Cape Town makes more burial space available as COVID-19 peak approaches
The municipality says it has enough space for the moment.
CAPE TOWN - As the COVID-19 peak approaches, the City of Cape Town is making more burial space available. It says it has enough space for the moment, and that the Atlantis, Welmoed, Klip, Maitland and Wallacedene cemeteries have the most burial block reserves available. This means many burials can take place simultaneously.
It's freezing cold at the large Maitland Cemetery, and foreman Selwyn Adams is assisting a contractor digging a grave at a section earmarked for COVID-19 deaths.
Adams has been working for the municipality for 37 years and his function is to ensure proper bookings are made and holes are dug on time. With spade in hand, he stands at a neat row of graves adorned with flowers and crosses.
That's where 30 COVID-19 victims were buried: “It's been very busy. It's more of a challenge now with the pandemic, people are panicking, also see that the holes get done, in the past, we didn't have any COVID-19s we would open graves on the day - now we have to have graves prepared before,” he said.
#COVID19 As the Covid19 peak approaches, the City of Cape Town is making more burial space available.— EWN Reporter (@ewnreporter) July 13, 2020
EWN visited Maitland Cemetery where a section has been demarcated for Covid19 deaths.

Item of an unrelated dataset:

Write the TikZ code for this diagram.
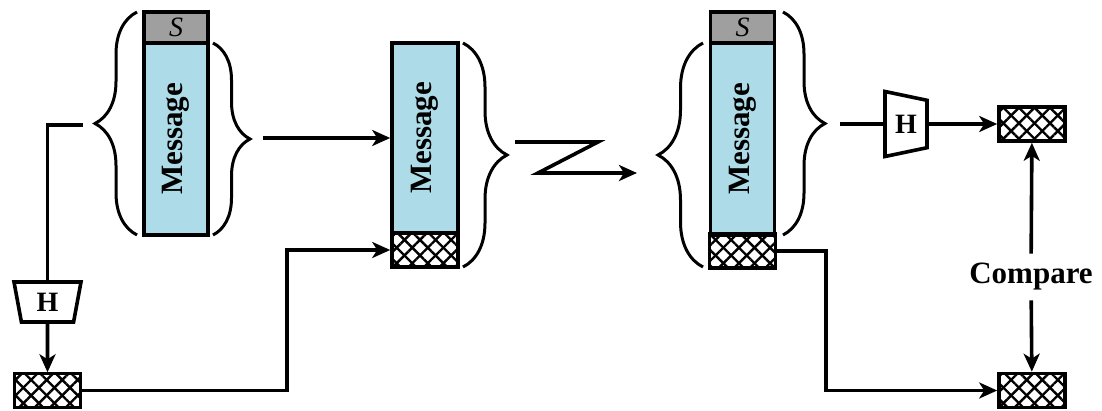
\documentclass[tikz,border=0pt]{standalone}
\usepackage{fontspec}
\setmainfont{Liberation Serif}
\usetikzlibrary{shapes}
\usetikzlibrary{arrows.meta}
\usetikzlibrary{patterns.meta}
\usetikzlibrary{decorations.pathreplacing}
\definecolor{msgblue}{HTML}{ADDCE8}
\tikzstyle{msg}=[draw=black,fill=msgblue,minimum width=32pt,minimum height=96pt,inner sep=0pt,font=\bfseries\fontsize{15.5}{15.5}\selectfont]
\tikzstyle{key}=[draw=black,fill=gray!75,minimum width=32pt,minimum height=15.5pt,inner sep=0pt,font=\itshape\fontsize{14}{14}\selectfont]
\tikzstyle{code}=[draw=black,fill=white,minimum width=33pt,minimum height=17pt,inner sep=0pt,
  pattern={Lines[angle=45,distance=5.5pt,line width=1.2pt]},
  postaction={pattern={Lines[angle=-45,distance=5.5pt,line width=1.2pt]}}]
\tikzstyle{hash}=[trapezium,draw=black,fill=white,trapezium angle=68,trapezium stretches body,inner sep=0pt,font=\bfseries\fontsize{14}{14}\selectfont]
\tikzstyle{arrow}=[->,>={Stealth[length=9pt,width=8pt,inset=2.5pt]}]
\tikzset{curly/.style={decorate,decoration={brace,amplitude=#1}},
  every picture/.style={
    line width=1.8pt
  }
}

\begin{document}
\begin{tikzpicture}[x=0.5pt,y=-0.5pt]
      \useasboundingbox (0,0) rectangle (1102,411);
      % sender
      \node[key] at (176,27.5) (s1) {S};
      \node[msg] at (176,139) (m1) {\rotatebox{90}{Message}};
      \draw[curly=21pt,line width=1.5pt] (137,235) -- (137,12);
      \draw[curly=18.5pt,line width=1.5pt] (213,43) -- (213,235);
      \coordinate (in1) at (83,125);
      \coordinate (out1) at (263,138);
      \node[hash,shape border rotate=180,minimum width=33.5pt,minimum height=20pt] at (47.5,302) (h1) {H};
      \node[code] at (47.5,390.5) (d1) {};
      \coordinate (k1) at (287,250);
      % message sent
      \node[msg,minimum width=33pt,minimum height=95pt] at (425,138) (m2) {\rotatebox{90}{Message}};
      \node[code] at (425,250) (c2) {};
      \draw[curly=22pt,line width=1.5pt] (463,43) -- (463,267);
      \coordinate (z1) at (515,142);
      \coordinate (z2) at (598,142);
      \coordinate (z3) at (538,173);
      \coordinate (z4) at (637,173);
      % receiver
      \node[key] at (742.5,27.5) (s3) {S};
      \node[msg] at (742.5,139) (m3) {\rotatebox{90}{Message}};
      \node[code] at (742.5,251) (c3) {};
      \draw[curly=22.5pt,line width=1.5pt] (703,267) -- (703,43);
      \draw[curly=21pt,line width=1.5pt] (783,12) -- (783,235);
      \coordinate (in3) at (840,124);
      \node[hash,shape border rotate=270,minimum width=32.5pt,minimum height=21pt] at (906,124) (h2) {H};
      \node[code] at (1032,124) (d3) {};
      \node[code] at (1032,390.5) (d4) {};
      \coordinate (k2) at (826,251);
      \node[font=\bfseries\fontsize{15.5}{15.5}\selectfont,inner sep=4pt] at (1031,277) (cmp) {Compare};
      \draw (in1) -| (h1);
      \draw[arrow] (h1) -- (d1);
      \draw[arrow] (d1.east) -| (k1) -- (c2.west);
      \draw[arrow] (out1) -- (m2.west);
      \draw[arrow] (z1) -- (z2) -- (z3) -- (z4);
      \draw (in3) -- (h2);
      \draw[arrow] (h2) -- (d3);
      \draw[arrow] (c3.east) -- (k2) |- (d4.west);
      \draw[arrow] (cmp) -- (d3);
      \draw[arrow] (cmp) -- (d4);
    \end{tikzpicture}
\end{document}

Foreman, Selwyn Adams digging a grave at a section of the cemetery. @kaylynnpalm pic.twitter.com/iw2IJMfWcA
Head of Cemetery management Susan Brice said the COVID-19 section could accommodate up to 4,000 graves.
“The graves are dug to approximately two metres deep to allow for a minimum of one coffin, but mostly try to accommodate two coffins. On the day of burial, the foreman will check the grave for the right depth and width and put grave boards on the sides.”
COVID-19 fatalities are allowed to be buried anywhere in the cemeteries and are not forced to be buried separately. If there is a private family grave available, these graves are also allowed to receive COVID-19 deceased.